### AIM
Show only lines that include "matplotlib".

### INFORMATION PROVIDED

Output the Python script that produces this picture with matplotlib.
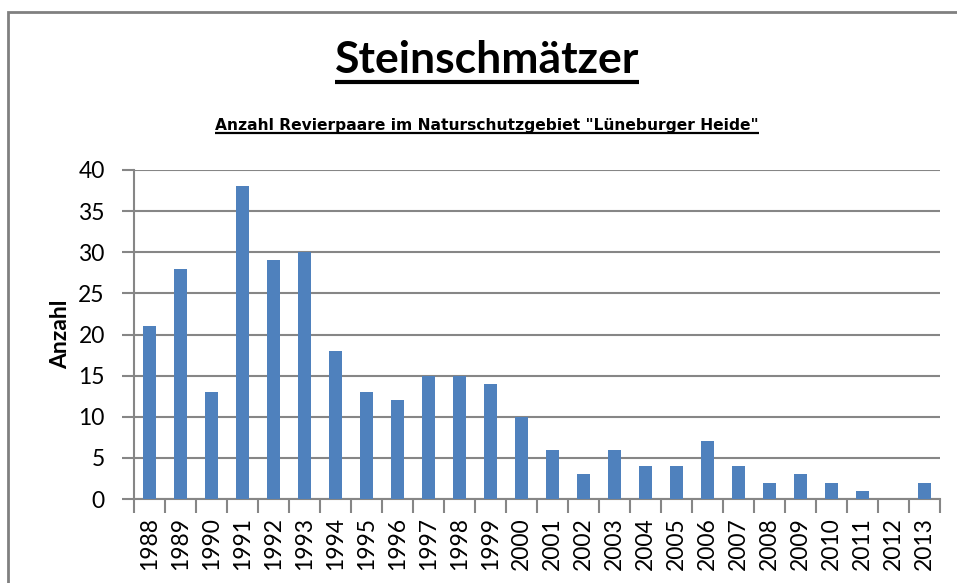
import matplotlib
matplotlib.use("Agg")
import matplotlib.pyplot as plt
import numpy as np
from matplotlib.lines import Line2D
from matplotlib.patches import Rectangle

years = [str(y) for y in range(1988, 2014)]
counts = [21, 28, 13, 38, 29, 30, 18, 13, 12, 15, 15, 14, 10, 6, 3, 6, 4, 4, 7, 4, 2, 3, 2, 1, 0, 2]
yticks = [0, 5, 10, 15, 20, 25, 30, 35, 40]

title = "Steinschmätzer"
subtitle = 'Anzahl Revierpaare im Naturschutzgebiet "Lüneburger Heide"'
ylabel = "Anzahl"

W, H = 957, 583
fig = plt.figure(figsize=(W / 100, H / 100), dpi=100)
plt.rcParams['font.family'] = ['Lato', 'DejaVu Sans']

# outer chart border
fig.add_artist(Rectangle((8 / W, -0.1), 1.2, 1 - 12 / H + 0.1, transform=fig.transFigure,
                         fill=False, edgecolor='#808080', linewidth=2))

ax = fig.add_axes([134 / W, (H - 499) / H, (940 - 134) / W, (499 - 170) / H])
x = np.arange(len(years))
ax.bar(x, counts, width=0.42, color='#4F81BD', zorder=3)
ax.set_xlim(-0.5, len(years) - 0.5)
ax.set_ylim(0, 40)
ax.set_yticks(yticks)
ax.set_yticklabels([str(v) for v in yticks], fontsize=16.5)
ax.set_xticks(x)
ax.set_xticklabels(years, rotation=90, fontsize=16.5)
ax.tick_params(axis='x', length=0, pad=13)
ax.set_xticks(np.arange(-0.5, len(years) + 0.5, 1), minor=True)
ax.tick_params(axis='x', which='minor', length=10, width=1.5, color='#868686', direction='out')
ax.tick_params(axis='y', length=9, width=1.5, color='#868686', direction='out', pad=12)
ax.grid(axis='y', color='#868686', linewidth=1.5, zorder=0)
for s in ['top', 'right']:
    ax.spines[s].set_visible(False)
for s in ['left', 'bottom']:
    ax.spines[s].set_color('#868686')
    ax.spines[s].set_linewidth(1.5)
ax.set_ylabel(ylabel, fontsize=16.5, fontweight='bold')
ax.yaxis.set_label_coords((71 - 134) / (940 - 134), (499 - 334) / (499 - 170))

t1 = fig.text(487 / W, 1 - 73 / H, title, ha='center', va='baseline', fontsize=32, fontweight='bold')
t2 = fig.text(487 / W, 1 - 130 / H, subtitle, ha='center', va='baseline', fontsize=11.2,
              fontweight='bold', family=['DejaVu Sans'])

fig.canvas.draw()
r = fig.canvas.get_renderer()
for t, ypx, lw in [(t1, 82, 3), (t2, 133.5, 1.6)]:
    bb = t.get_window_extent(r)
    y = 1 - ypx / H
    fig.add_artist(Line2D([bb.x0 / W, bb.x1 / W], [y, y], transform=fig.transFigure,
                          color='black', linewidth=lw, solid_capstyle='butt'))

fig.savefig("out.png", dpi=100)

### CORRECT RESPONSE
Output the Python script that produces this picture with matplotlib.
import matplotlib
matplotlib.use("Agg")
import matplotlib.pyplot as plt
from matplotlib.lines import Line2D
from matplotlib.patches import Rectangle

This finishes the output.